With Bill Thompson dropping out of the election for New York mayor, the race comes down to Democrat Bill de Blasio and Republican Joe Lhota.
It’s fair to say their competing vision of New York -- one for Lhota that is overwhelmingly pro-business and is for hands off government, compared to de Blasio who sees inequality ad inequity as the major factor -- could not be more different.
About the only thing the two men share is common Italian American ancestry, and it promises to be a bitter fight to Election Day in November.
Not too many pundits would have picked them at the start of this political season to be the last two standing.
Back then City Council Speaker Christine Quinn was considered the overwhelming favorite, but the change narrative in the Democratic primary cleverly seized upon by de Blasio won out.
Quinn likely never saw or absorbed the anti-Bloomberg tide that was rising and she became a victim of her strong support for the incumbent.
Neither Thomson or Quinn ever seemed to hit high gear in their campaigns while de Blasio kept a strong focus on his message of two cities, one for the rich one for the poor.
NYPD Commissioner Ray Kelly was thought to be a likely contender for the Republican nomination which he surely would have won but he passed and Lhota, a Giuliani acolyte and successful former MTA chairman, easily won out.
De Blasio won over minority voters with his criticism of NYPD stop and frisk tactics, which were subsequently ordered to be severely curtailed by a federal judge.

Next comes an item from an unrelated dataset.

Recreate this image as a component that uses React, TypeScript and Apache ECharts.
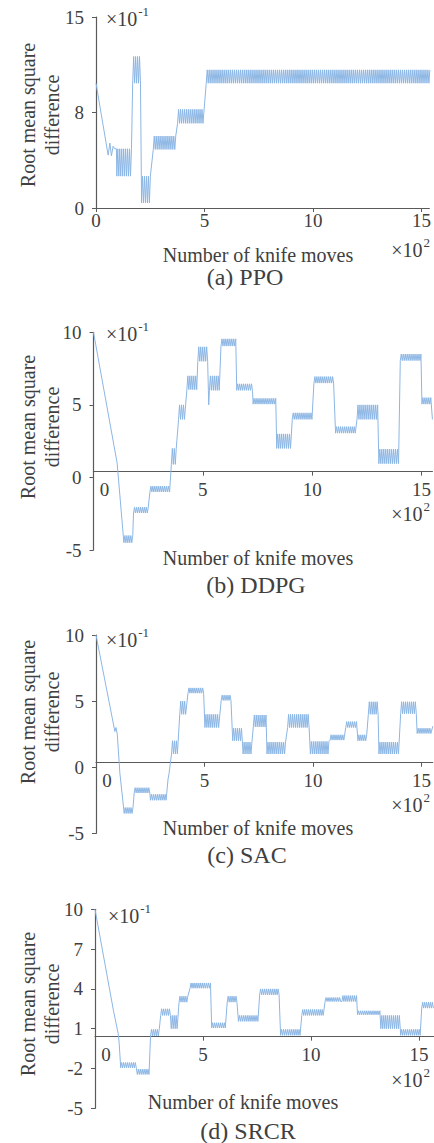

No doubt he will be running strong on that message in the general election.
It is an extraordinary twist that at a time of record low violence in the city that a candidate could run a major campaign base on criticism of the police and mayor, but this is New York, where what have you done for me lately has become a political art.
De Blasio has sent a frisson of fear through the business community in New York with his tax the rich plan which includes anyone earning over $500,000 to pay for new services like universal pre-K classes.
Left unspoken, of course, is the fact that such a tax increase would never make it through the state government in Albany and is used as pure political rhetoric.
De Blasio did strike a chord, however, with many who are barely eking out an existence in New York, where rising costs of living are an every year occurrence.
Lhota will be hoping to attract the GOP vote as well as the upper middle class, mostly whites, to pull off the upset.
It will be difficult since the number of white residents has dropped sharply since the era when Giuliani and Bloomberg were elected.
However, if Lhota had asked for a dream candidate to run against it would have been De Blasio, who ran far to the left in the primary.
In a race where both candidates are still hardly known the debates will be critical. One thing is for sure -- New Yorkers are being given two markedly different visions of a great city, and whoever wins will likely have a stormy tenure given the increasing gap between reality and people’s expectations.